> [Dataset section]:
• • •
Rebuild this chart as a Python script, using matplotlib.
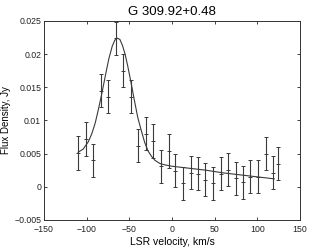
import matplotlib
matplotlib.use("Agg")
import matplotlib.pyplot as plt

# measured points (LSR velocity, km/s / flux density, Jy)
vel = [-110, -101, -92, -83, -75, -66, -57, -48, -40, -31, -22, -13, -4, 4,
       13, 22, 30, 39, 48, 57, 66, 75, 83, 92, 101, 110, 118, 124]
flux = [0.0051, 0.0072, 0.0040, 0.0145, 0.0136, 0.0224, 0.0175, 0.0136,
        0.0062, 0.0080, 0.0069, 0.0031, 0.0054, 0.0024, 0.0005, 0.0021,
        0.0020, 0.0011, 0.0005, 0.0020, 0.0026, 0.0013, 0.0007, 0.0015,
        0.0015, 0.0050, 0.0021, 0.0035]
err = [0.0025] * len(vel)

# fitted curve
fit_vel = [-110, -104, -98, -94, -90, -86, -82, -78, -74, -70, -67, -64, -61,
           -58, -55, -52, -48, -44, -40, -36, -32, -28, -24, -20, -14, -8, 0,
           20, 40, 60, 80, 100, 120]
fit_flux = [0.0052, 0.0057, 0.0068, 0.0080, 0.0096, 0.0118, 0.0142, 0.0168,
            0.0193, 0.0212, 0.0221, 0.0224, 0.0222, 0.0213, 0.0200, 0.0183,
            0.0157, 0.0130, 0.0104, 0.0085, 0.0067, 0.0054, 0.0046, 0.0040,
            0.0035, 0.0033, 0.0031, 0.0028, 0.0025, 0.0021, 0.0018, 0.0015,
            0.0012]

xticks = [-150, -100, -50, 0, 50, 100, 150]
yticks = [-0.005, 0, 0.005, 0.01, 0.015, 0.02, 0.025]
ytick_labels = ["\u22120.005", "0", "0.005", "0.01", "0.015", "0.02", "0.025"]

plt.rcParams["font.family"] = ["Liberation Sans", "DejaVu Sans"]

fig = plt.figure(figsize=(3.31, 2.49), dpi=100)
ax = fig.add_axes([0.133, 0.1165, 0.773, 0.7995])

c = "#3a3a3a"
ax.errorbar(vel, flux, yerr=err, fmt="+", color=c, ecolor=c, ms=3.5,
            mew=0.7, elinewidth=0.8, capsize=1.6, capthick=0.7)
ax.plot(fit_vel, fit_flux, color=c, lw=0.8)

ax.set_xlim(-150, 150)
ax.set_ylim(-0.005, 0.025)
ax.set_xticks(xticks)
ax.set_yticks(yticks)
ax.set_yticklabels(ytick_labels)
ax.tick_params(direction="in", length=2.5, width=0.6, labelsize=6.3,
               top=True, right=True, colors="#222222")
ax.tick_params(axis="x", pad=3.5)
ax.tick_params(axis="y", pad=2)
for s in ax.spines.values():
    s.set_linewidth(0.7)
    s.set_color("#333333")

ax.set_title("G 309.92+0.48", fontsize=9.5, pad=4)
ax.set_xlabel("LSR velocity, km/s", fontsize=7.5, labelpad=2)
ax.set_ylabel("Flux Density, Jy", fontsize=7, labelpad=2)

fig.savefig("out.png", dpi=100)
• • •
> [Exercise instructions]:
Begin at the top of the material above and output each line exactly, stopping after the line that holds "import matplotlib.pyplot as plt". Leave out pictures.

> [Result of this exercise]:
Rebuild this chart as a Python script, using matplotlib.
import matplotlib
matplotlib.use("Agg")
import matplotlib.pyplot as plt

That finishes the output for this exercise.